L'émotion était toujours perceptible, hier après-midi à la Grande-Borne. Le quartier est en émoi parce que «des policiers ont gazé des pères», répètent en choeur un groupe d'adolescents. Un adulte s'approche, la voix pleine de colère : «Les flics, ils ne respectent plus personne. Samedi soir, à la Chicha, il y avait des personnes âgées. Ce ne sont pas des chiens. Pourquoi les policiers sont rentrés casqués, pour leur mettre la pression ?» L'homme se reprend, plus calme : «Tout cela, c'est calculé. Ça fait combien de temps qu'il n'y avait pas eu d'émeute à la Grande-Borne ? Il ne faut pas prendre les gens pour des cons, c'est de la provocation pure et dure.» Mohamed intervient : «Franchement, moi, j'ai toujours été contre les violences urbaines, mais, hier, je me sentais des deux côtés : celui de la police et celui des jeunes.» Son voisin le coupe : «En allant brûler le car, ils ne font que servir le ministère de l'Intérieur.»

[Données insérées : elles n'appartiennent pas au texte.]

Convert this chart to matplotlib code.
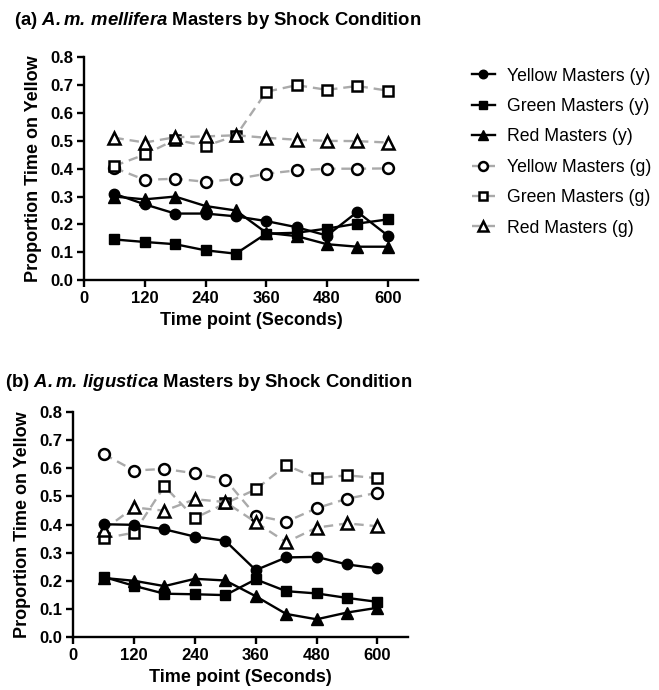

«On ne voit ça nulle part ailleurs.» Au tribunal pour enfants d'Evry, Mehdi Fatihi attend d'être fixé sur le sort de l'un de ses deux fils interpellé samedi soir. «Pourquoi c'est toujours la Chicha qui est contrôlé ?» s'interroge cet ouvrier imprimeur de 53 ans. Il y a un an, il a soutenu le projet professionnel de ses fils pour les sortir du chômage en les aidant à ouvrir un salon de thé dans la Grande-Borne. Il s'en était expliqué dans Libération le 11 octobre 2005 : «Moi, je suis en France pour faire travailler les gamins, pour qu'ils ne restent pas dans la rue. Ça fait trente ans que je travaille, j'ai fait des économies que j'utilise pour mes gamins. C'est important que les enfants qui portent mon nom aient une belle situation.» Depuis son ouverture, la Chicha a été contrôlée à plusieurs reprises en dépit de papiers en règle. «Les Fatihi ont déposé les papiers de leur commerce à deux reprises au commissariat de Grigny. On ne voit ça nulle part ailleurs», confirme un responsable économique de l'Essonne. «Mehdi Fatihi aurait pu être un exemple cité par les pouvoirs publics. Au lieu de cela, on le casse», s'insurge Amar Henni, éducateur durant vingt ans en Essonne. Mehdi Fatihi a bien une idée sur un tel acharnement : «Ils ne veulent pas que les gens s'en sortent mais qu'ils restent toujours dans leur merde.»